An economy is measured in numbers but made up of people.
President Obama never misses an opportunity to tout official figures that make it look as though there’s a recovery underway. Yet the fact that Americans don’t feel the economic recovery that’s supposedly happening is a big problem for Washington’s governing class.
As The Washington Post explains, “Presidential hopefuls in both parties agree on at least one thing: Economic mobility, and the feeling of many Americans that they are being shut out from the nation’s prosperity, will be a defining theme of the 2016 campaign.”
Republicans, including former Florida Governor Jeb Bush and 2012 candidate Mitt Romney, say they’re concerned about issues such as wage stagnation and poverty. The Post goes so far as to say: “Bush’s framing of the economic and social challenges facing the country nearly mirrors that of likely Democratic candidate Hillary Rodham Clinton, as well as other possible contenders on the left.”
That’s troubling if true.
“Don’t let anybody tell you that it’s corporations and businesses that create jobs,” Clinton cautioned voters at a campaign rally last October. As for what she called “trickle-down economics,” she added: “That has been tried, that has failed. It has failed rather spectacularly.”
Clinton later explained that what she meant was: “Our economy grows when businesses and entrepreneurs create good-paying jobs here in an America where workers and families are empowered to build from the bottom up and the middle out — not when we hand out tax breaks for corporations that outsource jobs or stash their profits overseas.”
But there’s little evidence the federal government is taking the right steps to encourage companies to create jobs. Quite the opposite, in fact.
Conservatives have a far different approach. Rep. Paul Ryan (R-WI) and Sen. Marco Rubio (R-FL) both have books out laying out a better way to help those in poverty. A key element is getting government out of the way.
“The senator from Florida has called for significant reductions in federal regulations that he says will spur creation of better jobs,” the Post reports. “On education, he has offered a series of reforms designed to lessen the burden of student loan debt and expand access to apprenticeship programs.”

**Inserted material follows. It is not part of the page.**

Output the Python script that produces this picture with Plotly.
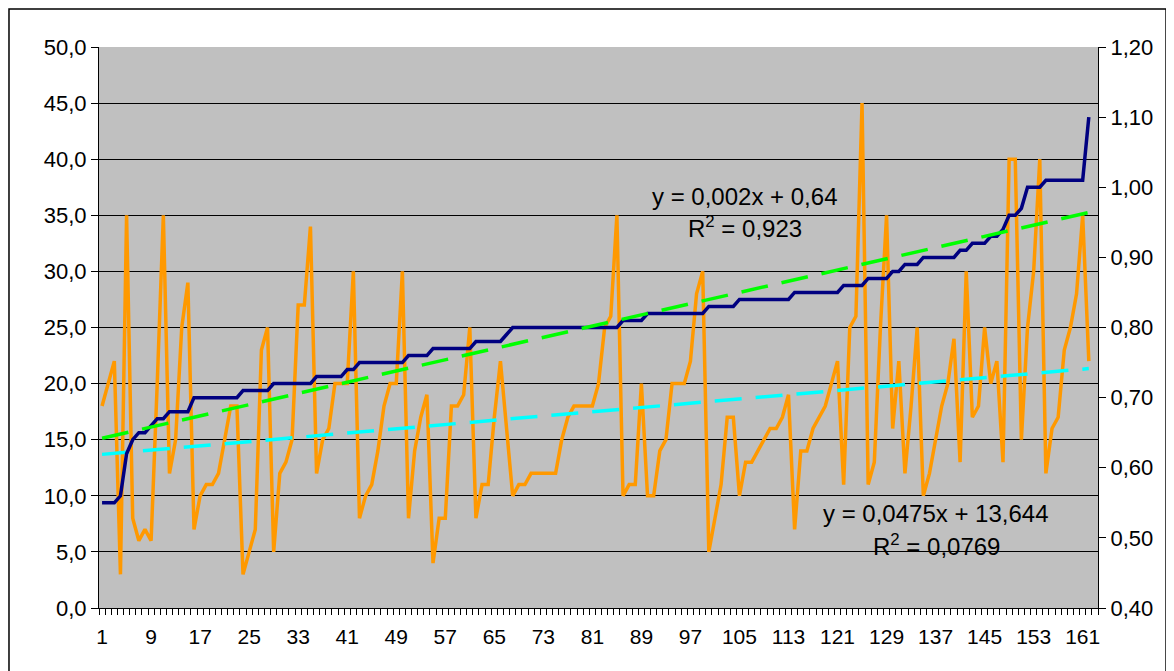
import plotly.graph_objects as go

# ---- data ----
orange = [18, 20, 22, 3, 35, 8, 6, 7, 6, 20,
          35, 12, 15, 25, 29, 7, 10, 11, 11, 12,
          15, 18, 18, 3, 5, 7, 23, 25, 5, 12,
          13, 15, 27, 27, 34, 12, 15, 16, 20, 20,
          20, 30, 8, 10, 11, 14, 18, 20, 20, 30,
          8, 14, 17, 19, 4, 8, 8, 18, 18, 19,
          25, 8, 11, 11, 17, 22, 16, 10, 11, 11,
          12, 12, 12, 12, 12, 15, 17, 18, 18, 18,
          18, 20, 25, 26, 35, 10, 11, 11, 20, 10,
          10, 14, 15, 20, 20, 20, 22, 28, 30, 5,
          8, 11, 17, 17, 10, 13, 13, 14, 15, 16,
          16, 17, 19, 7, 14, 14, 16, 17, 18, 20,
          22, 11, 25, 26, 45, 11, 13, 25, 35, 16,
          22, 12, 18, 25, 10, 12, 15, 18, 20, 24,
          13, 30, 17, 18, 25, 20, 22, 13, 40, 40,
          15, 25, 30, 40, 12, 16, 17, 23, 25, 28,
          35, 22]

navy = [0.55, 0.55, 0.55, 0.56, 0.62, 0.64, 0.65, 0.65, 0.66, 0.67,
        0.67, 0.68, 0.68, 0.68, 0.68, 0.70, 0.70, 0.70, 0.70, 0.70,
        0.70, 0.70, 0.70, 0.71, 0.71, 0.71, 0.71, 0.71, 0.72, 0.72,
        0.72, 0.72, 0.72, 0.72, 0.72, 0.73, 0.73, 0.73, 0.73, 0.73,
        0.74, 0.74, 0.75, 0.75, 0.75, 0.75, 0.75, 0.75, 0.75, 0.75,
        0.76, 0.76, 0.76, 0.76, 0.77, 0.77, 0.77, 0.77, 0.77, 0.77,
        0.77, 0.78, 0.78, 0.78, 0.78, 0.78, 0.79, 0.80, 0.80, 0.80,
        0.80, 0.80, 0.80, 0.80, 0.80, 0.80, 0.80, 0.80, 0.80, 0.80,
        0.80, 0.80, 0.80, 0.80, 0.80, 0.81, 0.81, 0.81, 0.81, 0.82,
        0.82, 0.82, 0.82, 0.82, 0.82, 0.82, 0.82, 0.82, 0.82, 0.83,
        0.83, 0.83, 0.83, 0.83, 0.84, 0.84, 0.84, 0.84, 0.84, 0.84,
        0.84, 0.84, 0.84, 0.85, 0.85, 0.85, 0.85, 0.85, 0.85, 0.85,
        0.85, 0.86, 0.86, 0.86, 0.86, 0.87, 0.87, 0.87, 0.87, 0.88,
        0.88, 0.89, 0.89, 0.89, 0.90, 0.90, 0.90, 0.90, 0.90, 0.90,
        0.91, 0.91, 0.92, 0.92, 0.92, 0.93, 0.93, 0.94, 0.96, 0.96,
        0.97, 1.00, 1.00, 1.00, 1.01, 1.01, 1.01, 1.01, 1.01, 1.01,
        1.01, 1.10]

categories = list(range(1, len(orange) + 1))

# trendline coefficients as shown on the chart
navy_trend = {"slope": 0.002, "intercept": 0.64}
orange_trend = {"slope": 0.0475, "intercept": 13.644}

x_tick_labels = [str(v) for v in range(1, 162, 8)]
left_ticks = [0, 5, 10, 15, 20, 25, 30, 35, 40, 45, 50]
right_ticks = [0.4, 0.5, 0.6, 0.7, 0.8, 0.9, 1.0, 1.1, 1.2]

FONT = "Liberation Sans, Arial, sans-serif"
FS_X = 21
FS_Y = 22
FS_ANN = 24

trend_x = [categories[0], categories[-1]]
navy_trend_y = [navy_trend["slope"] * v + navy_trend["intercept"] for v in trend_x]
orange_trend_y = [orange_trend["slope"] * v + orange_trend["intercept"] for v in trend_x]

fig = go.Figure()
fig.add_trace(go.Scatter(x=categories, y=orange, mode="lines",
                         line=dict(color="#FF9900", width=3.5), yaxis="y"))
fig.add_trace(go.Scatter(x=trend_x, y=orange_trend_y, mode="lines",
                         line=dict(color="#00FFFF", width=3.5, dash="27px,14px"), yaxis="y"))
fig.add_trace(go.Scatter(x=categories, y=navy, mode="lines",
                         line=dict(color="#000080", width=3.5), yaxis="y2"))
fig.add_trace(go.Scatter(x=trend_x, y=navy_trend_y, mode="lines",
                         line=dict(color="#00FF00", width=3.5, dash="27px,14px"), yaxis="y2"))

boundaries = [c - 0.5 for c in categories] + [categories[-1] + 0.5, categories[-1] + 1.5]

# page body has an 8px margin: figure occupies 1166x663 starting at (8,8)
fig.update_layout(
    width=1166, height=663, autosize=False,
    margin=dict(l=91, r=76, t=39, b=63),
    paper_bgcolor="white", plot_bgcolor="#C0C0C0",
    separators=",.",
    showlegend=False,
    font=dict(family=FONT, size=FS_X, color="black"),
    xaxis=dict(range=[0.5, categories[-1] + 1.5],
               tickmode="array",
               tickvals=[int(t) for t in x_tick_labels],
               ticktext=x_tick_labels,
               ticks="outside", ticklen=10, tickcolor="rgba(0,0,0,0)",
               showgrid=False, zeroline=False,
               showline=True, linecolor="black", linewidth=1,
               tickfont=dict(family=FONT, size=FS_X, color="black"),
               minor=dict(tickvals=boundaries, ticks="outside", ticklen=6,
                          tickcolor="black", tickwidth=1, showgrid=False)),
    yaxis=dict(range=[0, 50], tickmode="array", tickvals=left_ticks,
               tickformat=".1f", ticks="outside", ticklen=7, tickcolor="black",
               showgrid=True, gridcolor="black", gridwidth=1,
               zeroline=False, showline=True, linecolor="black", linewidth=1,
               tickfont=dict(family=FONT, size=FS_Y, color="black")),
    yaxis2=dict(range=[0.4, 1.2], overlaying="y", side="right",
                tickmode="array", tickvals=right_ticks, tickformat=".2f",
                ticks="outside", ticklen=7, tickcolor="black",
                showgrid=False, zeroline=False,
                showline=True, linecolor="black", linewidth=1,
                tickfont=dict(family=FONT, size=FS_Y, color="black")),
    shapes=[dict(type="rect", xref="paper", yref="paper",
                 x0=-0.0901, x1=1.0681, y0=-0.2, y1=1.0677,
                 line=dict(color="black", width=1.5), fillcolor="rgba(0,0,0,0)",
                 layer="below")],
    annotations=[
        dict(x=105.9, y=36.7, xref="x", yref="y", showarrow=False,
             text="y = 0,002x + 0,64", font=dict(family=FONT, size=FS_ANN, color="black")),
        dict(x=105.9, y=34.0, xref="x", yref="y", showarrow=False,
             text="R<sup>2</sup> = 0,923", font=dict(family=FONT, size=FS_ANN, color="black")),
        dict(x=137.1, y=8.4, xref="x", yref="y", showarrow=False,
             text="y = 0,0475x + 13,644", font=dict(family=FONT, size=FS_ANN, color="black")),
        dict(x=137.1, y=5.65, xref="x", yref="y", showarrow=False,
             text="R<sup>2</sup> = 0,0769", font=dict(family=FONT, size=FS_ANN, color="black")),
    ],
)

fig.write_html("out.html")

Those would be steps toward reducing government management of the economy. And that’s the real story over the years of the Obama administration: Overregulation of just about everything. Just after the election The Hill noted, “Business groups are bracing for an onslaught of regulations, with the Obama administration bent on completing a host of the president’s unfinished policy goals.” Those include dozens of new rules that would cost companies money and people jobs.
The EPA is setting ozone emission standards with what may be the most expensive regulation ever written. The FDA is rewriting restaurant menus. The FCC may write guidelines for the Internet. Meanwhile, Congress passes massive laws including ObamaCare and Dodd-Frank that wrap huge segments of the economy in red tape.
Everything from health care to banking is now being guided by bureaucrats in Washington. Their job isn’t to create jobs — it’s to write regulations that end up making things less efficient and more difficult. Roll those back, and you’ll create jobs everywhere. Except, of course, in Washington. Maybe that’s what makes the establishment so nervous.